Thursday, April 12, 2012


Rockliff, Mara. My Heart Will Not Sit Down. Illus. Ann Tanksley. New York: Alfred A. Knopf, 2012. ISBN: 978-0-375-84569-7. $17.99 US/$19.99 CAN.

Historical fiction picture books are unusual to begin with, but Mara Rockliff’s text takes an even more uncommon approach—she depicts the American Great Depression from the point of view of a village child in Africa.

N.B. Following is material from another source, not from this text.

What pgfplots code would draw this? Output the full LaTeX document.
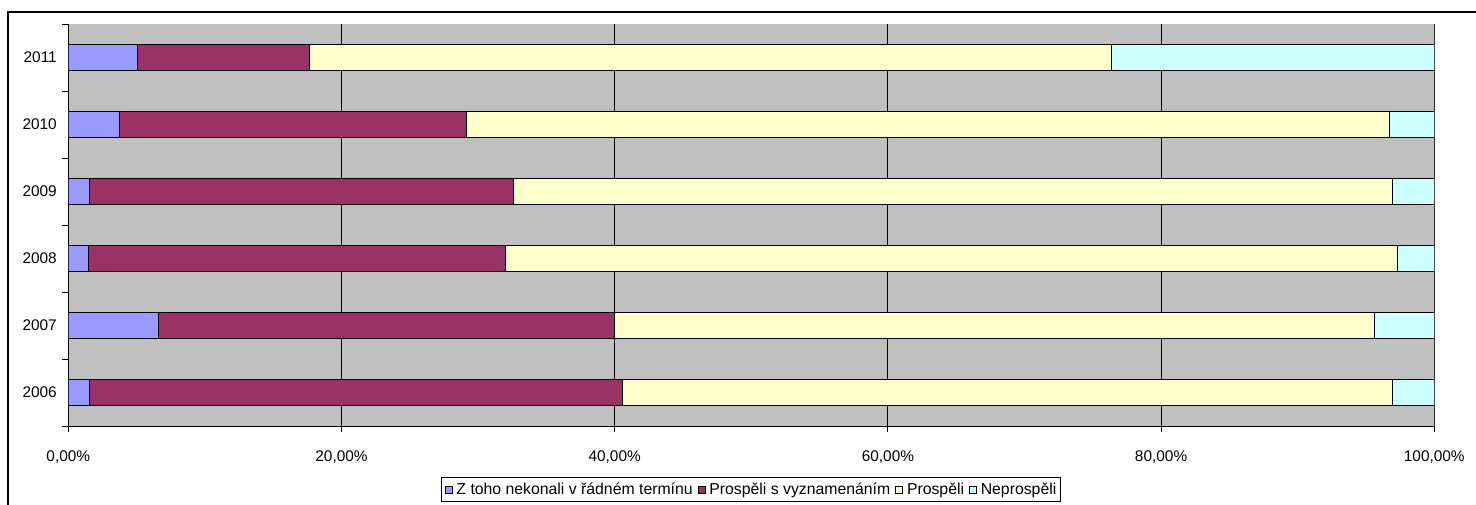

When her teacher tells them about the plight of children in the (contemporary) Great Depression, Kedi’s “heart stands up and it won’t sit down.” She understands the hunger of those New York children because she, too, has gone to bed with a grumbling empty tummy! Her mother’s initial reaction to Kedi’s desire to help is to let the American people come to them; they can share their dinner. And when Kedi asks her mother and the other villagers for monetary aid, the African villagers wonder, “Why send money to people whose faces we haven’t seen?”

On her way to school the next day, Kedi’s mother gives her one coin—their only coin—which seems puny and useless, until all the villagers arrive at the school bearing their coins. Finally, Kedi’s heart can sit down.

As described in the author’s endnote, the fictionalized tale is based on a true event, in which the city of New York received a donation of $3.77 from a small Cameroon village to aid the hungry of the city. Such generosity, Rockliff points out, is not solitary, as similar instances occurred in Papua New Guinea and Santa Domingo, Guatemala.

The text offers a very interesting opportunity for discussion, even with students whose reading level would be above and beyond the simplicity of a picture book. What prompts us to want to help those far away, even if we ourselves have little? What can we do to help those in need and what is the effect of our donation beyond its actual monetary value?

The art is brightly colored and chunky, reminiscent of other picture books of African folklore. My Heart Will Not Sit Down carries an interesting and heartwarming message of human generosity, and the accessibility of the illustrations packages that message with candor and simple honesty.